Except for the fact that Glenn paid for the construction of the sewer, whereas the bottling company made no contribution to such expenditure, the two cases are identical in principle. That is to say, in the case of the bottling company the action of the city in permitting the tapping of the sewer under the street was intended to be the exercise of a municipal power to promote an enterprise adjoining the city and the permission for which, it may be inferred, is regarded in the interest of the municipality.

The permission granted Glenn, in the last analysis, was to avail himself of the use of the city sewer system. The same was true in the case of the bottling company.

Thus in both instances the parallel is complete as far as the purpose of the city's dealings with the respective parties is concerned.

We are not here concerned with the question whether Glenn or his successors in interest could discontinue the sewer by stoppage or removal, nor with the question of ownership of the materials in the Glenn sewer line. Nor are we in this case confronted with the question of the limits of the respective rights of the municipality and of Glenn in the sewer line. The making of successive grants of rights of user to property owners along the sewer line might ultimately raise the issue of overloading the sewer, or otherwise impair the rights granted Glenn upon due consideration of his investment in the sewer line, and from which some character of property rights might perhaps arise.

Stripping the consideration of the case from such non-existing factors, we return to the narrow issue whether or not one who constructs a sewer line under a driveway or street, with the permission of the municipality, and without any reservation or restriction in the grant with respect to the use of the sewer line, may object to its use by other property owners where permission of the municipality *64 is first had and obtained. The question is not entirely free from difficulty, and the authorities that we have examined are not entirely harmonious in principle. We have found no case which presents the problem within the precise limitations that are presented here.

If the view of respondent were to prevail, the result would be that in a situation of the present character each property owner along the driveway or street could be required to construct a separate sewer line to tap the city sewer. Practical considerations would include a repeated tearing up of the driveway or street and the accumulation of sewer lines.

The fact that in this particular case the property adjoining the driveway in question is not within the City limits is not very material. The surrounding circumstances are such that thought should be given to the possibility of the extension of the City limits at some future time, and to the fact that even without such extension the interests of the city in such adjoining property and in the sanitary facilities connected therewith are sufficiently great to hold that its position must be regarded as paramount to that of any property owner.

Limiting ourselves to the precise problem here presented, we are constrained to reject a viewpoint which in effect gives priority to private rights over the interests of the municipality in the operation and use of a sewer line which in the first instance could never have been constructed without the consent of the municipality and which under the facts of this case can be made available to other property owners without injury to the rights of the successors of the Glenn interests.

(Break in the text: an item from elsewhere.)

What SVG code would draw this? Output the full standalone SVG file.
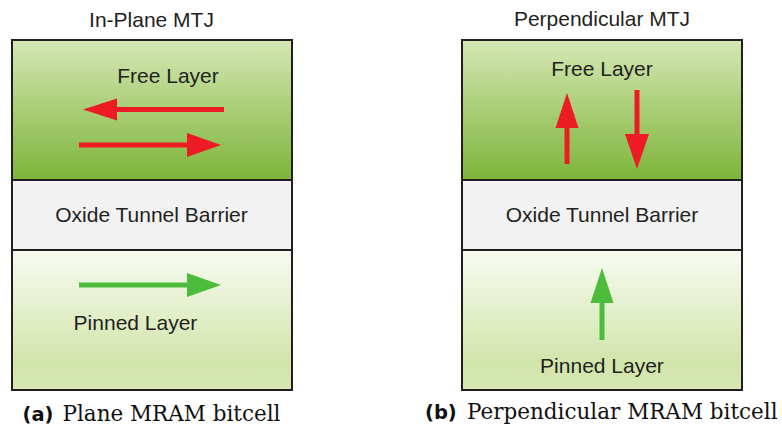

The preservation of private property rights against encroachment or impairment under the guise of the broader interests of the public sometimes involves shadowy lines of demarcation. In the present case, for example, the facts and circumstances surrounding the construction of the sewer *65 line in question doubtless created some character of property rights in Glenn and in his successors in interest, but the conclusion we reach in this case is not, under the facts disclosed by the present record, a deprivation of such rights, but rather an application of the fundamental principles that public grants will be narrowly construed so as not to extend them beyond the probable contemplation of the parties, and so as to negative any exclusive rights that would operate to the prejudice of the grantor or to the public generally.

It is unfortunate that the parties failed to deal with the issues at the time permission to Glenn was granted. There was lack of diligence in the failure of Glenn to call for an express exclusion of participation by others in the use of the sewer line and an equal lack of diligence on the part of the municipality in failing to properly delineate the limits of permission to use the public driveway or street. In such a situation we are bound to seek a result that protects the contractual and property right of the Glenn interests in obtaining access to the city sewer line and at the same time to avoid a construction of the grant that might prove injurious to the paramount public interests that are involved.

While these principles are not precisely analogous, we do not overlook that the conclusion above indicated is impelled by such legal principles as are inherent in the doctrine of dedication of private property to public use, and in the devolution of title to fixtures upon the owner of the land upon which they are affixed.

It should be emphasized that we are disposing only of the precise issue made in the present case, to wit, the legality of the act of the appellants in granting permission to the Nehi Bottling Company to tap the Glenn sewer line under the facts presented by this record. There is no sufficient showing in the case that this use of the sewer line will now or at any other time overload the line, or otherwise impair its use by the Glenn interests. If the respondent undertakes to grant permission to other property owners to tap the Glenn sewer *66 line, considerations affecting the development of the Glenn property are among those which, upon proper proof, might bring about a conclusion different from that hereinabove indicated.

While this fact is not in any sense controlling, it is pertinent to point out that the record discloses that the Glenn sewer line has been almost wholly serviced by the city at its own cost.

For the foregoing reasons it is our opinion that the judgment of the Circuit Court should be and it hereby is reversed.

MR. CHIEF JUSTICE BONHAM and MESSRS. JUSTICES CARTER, FISHBURNE and STUKES concur.